The refusal to give a decent burial to a failed institution was visible in the messy bailout of Yes Bank in March. Without wiping out the existing equity, authorities permanently wrote down US$1.2 billion of Yes Bank's liabilities, the first complete loss imposed by any country on Additional Tier 1 bondholders. They then leaned on government-controlled State Bank of India to inject some more capital. Once a major corporate lender, Yes was destroyed from within by its previous management's dubious underwriting. Whether it has finally been saved may not be known before March 2022. Until then, Covid-19 has provided a convenient regulatory cover to delay recognizing stressed assets.

LVB was struggling to survive even before the March lockdown. The resulting dislocation dragged down the Tier 1 capital ratio to minus 1.83 per cent, putting the lender beyond redemption. By swallowing assets and liabilities of the 94-year-lender, DBS gets 563 branches, 974 ATMs and a US$1.6 billion franchise in retail liabilities.

DBS was the second foreign bank after SBM Group of Mauritius to turn its India operations into a wholly owned subsidiary. Yet, DBS Bank India hasn't really expanded outside major metropolises. LVB will help it penetrate deeper into the more industrialized southern state of Tamil Nadu, where Singapore's ethnic Indian minority has an ancestral connection. Faster growth in the country could even open up the possibility of a stock-market listing in Mumbai for the India subsidiary, says Bloomberg Intelligence analyst Diksha Gera.

The deal nixes speculation that the RBI might turn to the state-run Punjab National Bank to rescue LVB if it couldn't find an acceptable rescuer on its own. Punjab National, allegedly taken for a US$2.1 billion fake loan-guarantee ride by an uncle-nephew jeweller duo, is hardly the picture of operational strength and financial vitality depositors want to see in a white knight.

To that extent, the RBI's decision to broaden the search beyond a "national team" is a good sign. It shows that the regulator wants control of banking assets to be in strong hands. If they incorporate locally, overseas institutions will be considered at (almost) par with homegrown ones.

DBS's rivals like Standard Chartered, Citigroup and HSBC Holdings have deeper India ties and bigger branch networks. But their interest in establishing local subsidiaries never perked up because of the stipulation that 25 per cent of new branches in any year should be in unbanked rural areas.

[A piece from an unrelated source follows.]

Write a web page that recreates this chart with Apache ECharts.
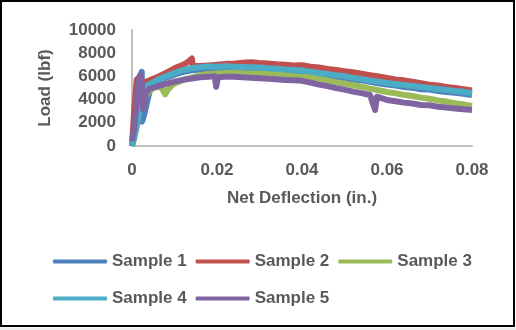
<!DOCTYPE html>
<html><head><meta charset="utf-8">
<script src="https://cdn.jsdelivr.net/npm/echarts@6/dist/echarts.min.js"></script>
<style>html,body{margin:0;padding:0;background:#fff}#c{width:516px;height:330px}</style>
</head><body><div id="c"></div>
<script>
const seriesNames = ['Sample 1','Sample 2','Sample 3','Sample 4','Sample 5'];
const xTicks = [0, 0.02, 0.04, 0.06, 0.08];
const yTicks = [0, 2000, 4000, 6000, 8000, 10000];

const s1x = [0,0.0005,0.001,0.0015,0.002,0.0023,0.00235,0.0028,0.0035,0.0042,0.005,0.006,0.008,0.010,0.012,0.014,0.016,0.018,0.020,0.022,0.024,0.026,0.028,0.030,0.032,0.034,0.036,0.038,0.040,0.042,0.044,0.046,0.048,0.050,0.052,0.054,0.056,0.058,0.060,0.062,0.064,0.066,0.068,0.070,0.072,0.074,0.076,0.078,0.080];
const s1y = [0,1500,3000,4500,6100,6400,2100,2600,3700,4800,5300,5600,5900,6150,6380,6520,6600,6680,6640,6660,6600,6630,6560,6520,6470,6460,6390,6360,6300,6210,6140,6060,5940,5860,5740,5660,5540,5410,5290,5210,5090,5010,4890,4860,4740,4660,4590,4510,4400];

const s2x = [0,0.0005,0.0011,0.0016,0.0022,0.003,0.004,0.006,0.008,0.010,0.012,0.013,0.0141,0.0143,0.016,0.018,0.020,0.022,0.024,0.026,0.028,0.030,0.032,0.034,0.036,0.038,0.040,0.042,0.044,0.046,0.048,0.050,0.052,0.054,0.056,0.058,0.060,0.062,0.064,0.066,0.068,0.070,0.072,0.074,0.076,0.078,0.080];
const s2y = [0,3000,5700,5900,5600,5500,5650,5950,6300,6700,7000,7200,7550,6900,6900,6950,7000,7080,7100,7180,7220,7160,7120,7040,7010,6940,6960,6840,6770,6640,6560,6440,6360,6240,6110,5990,5860,5740,5660,5540,5410,5290,5210,5090,5010,4890,4780];

const s3x = [0,0.0005,0.001,0.0015,0.002,0.003,0.004,0.005,0.006,0.007,0.0078,0.0085,0.010,0.012,0.014,0.016,0.018,0.020,0.022,0.024,0.026,0.028,0.030,0.032,0.034,0.036,0.038,0.040,0.042,0.044,0.046,0.048,0.050,0.052,0.054,0.056,0.058,0.060,0.062,0.064,0.066,0.068,0.070,0.072,0.074,0.076,0.078,0.080];
const s3y = [0,600,1500,2800,3500,4200,4700,5000,5100,5000,4450,4900,5400,5700,5900,6100,6200,6260,6290,6310,6270,6260,6240,6200,6160,6100,6010,5960,5940,5800,5660,5490,5390,5230,5110,4940,4810,4660,4550,4410,4310,4170,4070,3930,3830,3690,3590,3450];

const s4x = [0,0.001,0.002,0.0028,0.004,0.006,0.008,0.010,0.012,0.014,0.016,0.018,0.020,0.022,0.024,0.026,0.028,0.030,0.032,0.034,0.036,0.038,0.040,0.042,0.044,0.046,0.048,0.050,0.052,0.054,0.056,0.058,0.060,0.062,0.064,0.066,0.068,0.070,0.072,0.074,0.076,0.078,0.080];
const s4y = [0,1500,3500,5000,5300,5700,6000,6300,6550,6700,6800,6860,6840,6870,6840,6810,6790,6760,6700,6660,6590,6560,6500,6410,6290,6210,6090,6010,5870,5780,5640,5550,5430,5350,5250,5180,5080,5010,4910,4840,4740,4670,4570];

const s5x = [0,0.0005,0.001,0.0015,0.0019,0.0023,0.0026,0.0032,0.004,0.006,0.008,0.010,0.012,0.014,0.016,0.018,0.0195,0.0198,0.0202,0.022,0.024,0.026,0.028,0.030,0.032,0.034,0.036,0.038,0.040,0.042,0.044,0.046,0.048,0.050,0.052,0.054,0.056,0.0572,0.0576,0.058,0.060,0.062,0.064,0.066,0.068,0.070,0.072,0.074,0.076,0.078,0.080];
const s5y = [400,1500,3500,5500,6100,5500,3200,4500,4900,5150,5350,5550,5700,5820,5930,5980,6010,5100,5900,5980,5970,5930,5880,5840,5790,5760,5690,5660,5620,5460,5290,5160,4990,4860,4690,4560,4400,3100,4250,4150,3970,3860,3740,3660,3540,3510,3390,3310,3240,3160,3100];

const colors = ['#4F81BD','#C0504D','#9BBB59','#4BACC6','#8064A2'];
const xs = [s1x,s2x,s3x,s4x,s5x];
const ys = [s1y,s2y,s3y,s4y,s5y];

const FONT = 'Liberation Sans, Arial, sans-serif';
const TXT = '#595959';

const series = seriesNames.map((n,i)=>({
  name:n, type:'line', symbol:'none', smooth:false,
  data: xs[i].map((x,j)=>[x, ys[i][j]]),
  lineStyle:{width:6, color:colors[i], join:'round'},
  itemStyle:{color:colors[i]}
}));

const legendCommon = {
  left:48, itemWidth:54, itemHeight:4, itemGap:9, icon:'roundRect',
  textStyle:{color:TXT, fontFamily:FONT, fontWeight:'bold', fontSize:17}
};

const chart = echarts.init(document.getElementById('c'), null, {renderer:'canvas'});
chart.setOption({
  animation:false,
  backgroundColor:'#fff',
  grid:{left:132, right:44, top:30, bottom:184},
  xAxis:{type:'value', min:xTicks[0], max:xTicks[xTicks.length-1], interval:0.02,
    name:'Net Deflection (in.)', nameLocation:'middle', nameGap:44,
    nameTextStyle:{color:TXT, fontFamily:FONT, fontWeight:'bold', fontSize:17},
    axisLine:{show:true, lineStyle:{color:'#BFBFBF', width:2}},
    axisTick:{show:false}, splitLine:{show:false},
    axisLabel:{color:TXT, fontFamily:FONT, fontWeight:'bold', fontSize:17, margin:16,
      formatter:v=>String(+v.toFixed(2))}
  },
  yAxis:{type:'value', min:yTicks[0], max:yTicks[yTicks.length-1], interval:2000,
    name:'Load (lbf)', nameLocation:'middle', nameGap:78,
    nameTextStyle:{color:TXT, fontFamily:FONT, fontWeight:'bold', fontSize:17},
    axisLine:{show:true, lineStyle:{color:'#BFBFBF', width:2}},
    axisTick:{show:false}, splitLine:{show:false},
    axisLabel:{color:TXT, fontFamily:FONT, fontWeight:'bold', fontSize:17, margin:16,
      formatter:v=>String(v)}
  },
  legend:[
    Object.assign({data:seriesNames.slice(0,3), top:248}, legendCommon),
    Object.assign({data:seriesNames.slice(3), top:285}, legendCommon)
  ],
  graphic:[
    {type:'rect', shape:{x:1, y:1, width:513, height:325}, style:{fill:null, stroke:'#000', lineWidth:2}, silent:true},
    {type:'rect', shape:{x:0, y:327.5, width:516, height:3}, style:{fill:'#EDEDED'}, silent:true}
  ],
  series: series
});
</script></body></html>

However, now that DBS is getting to build scale in India's capital-starved banking system via an amalgamation blessed by the regulator, there may be similar opportunities in store for others, particularly HSBC.

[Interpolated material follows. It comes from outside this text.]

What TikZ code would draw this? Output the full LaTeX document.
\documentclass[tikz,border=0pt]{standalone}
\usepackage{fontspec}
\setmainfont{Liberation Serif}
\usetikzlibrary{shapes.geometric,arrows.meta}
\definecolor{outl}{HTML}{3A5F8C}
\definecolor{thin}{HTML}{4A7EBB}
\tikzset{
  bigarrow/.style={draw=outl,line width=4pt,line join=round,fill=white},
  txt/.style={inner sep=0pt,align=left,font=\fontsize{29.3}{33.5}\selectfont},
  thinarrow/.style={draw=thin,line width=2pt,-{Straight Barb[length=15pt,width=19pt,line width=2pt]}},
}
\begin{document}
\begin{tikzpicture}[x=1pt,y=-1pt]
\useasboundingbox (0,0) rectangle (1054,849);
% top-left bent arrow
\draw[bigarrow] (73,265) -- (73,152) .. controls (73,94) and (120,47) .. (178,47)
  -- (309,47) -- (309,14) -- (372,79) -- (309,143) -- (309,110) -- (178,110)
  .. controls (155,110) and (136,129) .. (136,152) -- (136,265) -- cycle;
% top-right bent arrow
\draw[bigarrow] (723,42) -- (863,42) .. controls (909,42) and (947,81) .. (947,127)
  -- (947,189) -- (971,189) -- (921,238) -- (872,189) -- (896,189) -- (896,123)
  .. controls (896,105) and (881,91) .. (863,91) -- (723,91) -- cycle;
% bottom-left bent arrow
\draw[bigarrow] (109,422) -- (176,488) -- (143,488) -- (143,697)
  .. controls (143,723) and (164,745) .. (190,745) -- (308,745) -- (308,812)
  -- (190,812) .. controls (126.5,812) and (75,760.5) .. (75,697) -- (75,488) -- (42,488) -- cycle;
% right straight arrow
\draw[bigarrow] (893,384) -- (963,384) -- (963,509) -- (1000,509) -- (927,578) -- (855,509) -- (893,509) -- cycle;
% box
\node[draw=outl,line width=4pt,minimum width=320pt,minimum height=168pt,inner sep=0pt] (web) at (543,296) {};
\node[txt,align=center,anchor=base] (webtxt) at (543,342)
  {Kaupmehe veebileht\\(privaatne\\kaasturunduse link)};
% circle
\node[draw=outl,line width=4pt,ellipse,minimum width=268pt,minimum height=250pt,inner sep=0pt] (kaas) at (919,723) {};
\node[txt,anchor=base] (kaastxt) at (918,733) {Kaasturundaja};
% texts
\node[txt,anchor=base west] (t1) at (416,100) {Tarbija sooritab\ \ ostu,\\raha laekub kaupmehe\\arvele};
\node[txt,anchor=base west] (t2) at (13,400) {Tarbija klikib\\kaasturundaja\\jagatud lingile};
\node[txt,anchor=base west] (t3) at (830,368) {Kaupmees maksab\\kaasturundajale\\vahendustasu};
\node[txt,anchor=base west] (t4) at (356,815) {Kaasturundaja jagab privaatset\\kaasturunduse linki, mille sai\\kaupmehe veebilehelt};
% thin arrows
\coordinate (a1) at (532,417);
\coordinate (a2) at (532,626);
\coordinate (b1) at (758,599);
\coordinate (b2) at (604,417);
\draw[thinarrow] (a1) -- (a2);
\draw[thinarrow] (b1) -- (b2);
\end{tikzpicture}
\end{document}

The British bank needs to cut its excessive reliance on the Hong Kong market, where it's caught in the middle of a financial cold war between China and the US. DBS CEO Piyush Gupta has put the balance sheet of the bank's Indian unit to use and promised to bring in an extra US$336 million in capital.

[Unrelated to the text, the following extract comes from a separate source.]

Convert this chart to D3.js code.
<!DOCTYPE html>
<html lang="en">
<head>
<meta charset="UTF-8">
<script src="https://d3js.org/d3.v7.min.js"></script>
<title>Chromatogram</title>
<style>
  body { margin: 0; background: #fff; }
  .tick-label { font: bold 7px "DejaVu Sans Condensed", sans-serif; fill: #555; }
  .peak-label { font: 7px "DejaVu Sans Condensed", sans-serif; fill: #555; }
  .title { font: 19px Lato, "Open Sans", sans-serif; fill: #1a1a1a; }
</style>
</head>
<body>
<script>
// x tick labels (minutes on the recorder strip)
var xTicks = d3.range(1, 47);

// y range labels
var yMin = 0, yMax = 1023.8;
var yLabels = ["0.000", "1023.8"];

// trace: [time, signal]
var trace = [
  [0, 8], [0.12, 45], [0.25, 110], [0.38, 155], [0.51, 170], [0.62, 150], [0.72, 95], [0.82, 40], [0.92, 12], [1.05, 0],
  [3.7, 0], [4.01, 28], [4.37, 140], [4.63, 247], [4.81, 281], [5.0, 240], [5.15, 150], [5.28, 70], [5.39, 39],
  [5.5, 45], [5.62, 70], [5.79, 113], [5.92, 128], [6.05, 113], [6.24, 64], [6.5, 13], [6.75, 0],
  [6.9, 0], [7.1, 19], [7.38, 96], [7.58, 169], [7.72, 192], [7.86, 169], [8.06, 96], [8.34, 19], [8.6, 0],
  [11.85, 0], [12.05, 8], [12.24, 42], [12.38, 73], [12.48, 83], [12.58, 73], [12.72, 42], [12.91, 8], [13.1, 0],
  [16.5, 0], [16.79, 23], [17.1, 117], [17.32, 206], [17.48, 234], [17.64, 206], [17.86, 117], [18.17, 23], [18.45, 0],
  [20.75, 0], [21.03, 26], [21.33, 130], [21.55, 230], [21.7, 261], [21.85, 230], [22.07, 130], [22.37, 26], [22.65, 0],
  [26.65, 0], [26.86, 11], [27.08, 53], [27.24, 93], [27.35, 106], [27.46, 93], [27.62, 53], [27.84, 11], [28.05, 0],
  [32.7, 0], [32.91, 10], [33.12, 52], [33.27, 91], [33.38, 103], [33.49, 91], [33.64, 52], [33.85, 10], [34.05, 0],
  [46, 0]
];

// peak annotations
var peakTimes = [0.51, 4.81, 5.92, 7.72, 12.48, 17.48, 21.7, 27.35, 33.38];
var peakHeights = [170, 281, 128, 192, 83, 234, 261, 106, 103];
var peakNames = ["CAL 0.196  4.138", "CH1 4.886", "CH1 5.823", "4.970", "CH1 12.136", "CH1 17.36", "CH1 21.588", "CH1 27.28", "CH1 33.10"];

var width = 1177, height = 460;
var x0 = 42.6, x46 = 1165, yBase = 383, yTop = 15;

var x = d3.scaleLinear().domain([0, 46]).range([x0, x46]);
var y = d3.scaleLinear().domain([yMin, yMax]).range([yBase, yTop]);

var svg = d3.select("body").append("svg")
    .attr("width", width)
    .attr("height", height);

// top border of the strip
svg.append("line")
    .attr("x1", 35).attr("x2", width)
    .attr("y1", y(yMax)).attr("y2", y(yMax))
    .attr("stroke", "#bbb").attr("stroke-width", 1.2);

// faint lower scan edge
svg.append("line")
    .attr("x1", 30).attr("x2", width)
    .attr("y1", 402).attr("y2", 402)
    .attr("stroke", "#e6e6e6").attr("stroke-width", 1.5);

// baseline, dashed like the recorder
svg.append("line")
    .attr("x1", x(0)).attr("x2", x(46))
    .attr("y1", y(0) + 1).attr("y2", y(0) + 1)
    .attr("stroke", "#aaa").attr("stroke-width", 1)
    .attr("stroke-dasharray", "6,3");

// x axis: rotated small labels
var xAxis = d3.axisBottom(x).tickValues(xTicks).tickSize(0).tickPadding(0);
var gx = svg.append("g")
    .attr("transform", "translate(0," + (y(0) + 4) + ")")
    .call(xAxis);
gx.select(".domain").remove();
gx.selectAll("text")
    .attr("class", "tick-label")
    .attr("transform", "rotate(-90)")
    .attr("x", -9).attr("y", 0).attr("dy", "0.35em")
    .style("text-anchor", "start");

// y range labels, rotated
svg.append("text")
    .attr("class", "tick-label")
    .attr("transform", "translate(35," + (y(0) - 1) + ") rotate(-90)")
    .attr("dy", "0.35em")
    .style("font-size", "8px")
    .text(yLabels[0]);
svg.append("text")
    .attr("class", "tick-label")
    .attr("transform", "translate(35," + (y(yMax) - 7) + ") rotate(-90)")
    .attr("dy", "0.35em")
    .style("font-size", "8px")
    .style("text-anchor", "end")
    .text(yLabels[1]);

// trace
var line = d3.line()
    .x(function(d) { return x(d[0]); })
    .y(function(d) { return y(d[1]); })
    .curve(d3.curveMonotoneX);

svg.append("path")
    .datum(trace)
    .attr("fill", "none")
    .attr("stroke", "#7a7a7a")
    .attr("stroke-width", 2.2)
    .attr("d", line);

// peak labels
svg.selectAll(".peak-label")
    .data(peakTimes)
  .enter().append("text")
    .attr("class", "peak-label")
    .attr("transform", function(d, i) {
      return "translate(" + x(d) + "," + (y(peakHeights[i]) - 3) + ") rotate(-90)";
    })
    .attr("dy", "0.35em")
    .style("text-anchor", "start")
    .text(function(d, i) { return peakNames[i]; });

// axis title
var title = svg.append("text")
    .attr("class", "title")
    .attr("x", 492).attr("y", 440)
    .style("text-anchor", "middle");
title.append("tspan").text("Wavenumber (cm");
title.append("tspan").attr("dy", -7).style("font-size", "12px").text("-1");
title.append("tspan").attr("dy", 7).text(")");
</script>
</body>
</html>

Noel Quinn, his counterpart at HSBC, should take time off from his cost-cutting agenda and weigh the opportunity. LVB was just a small private-sector bank, but the Indian government also wants to consolidate its 12 state-run lenders into four. There could be an M&A prize for becoming Indian.

• Andy Mukherjee is a Bloomberg Opinion columnist covering industrial companies and financial services. He previously was a columnist for Reuters Breakingviews.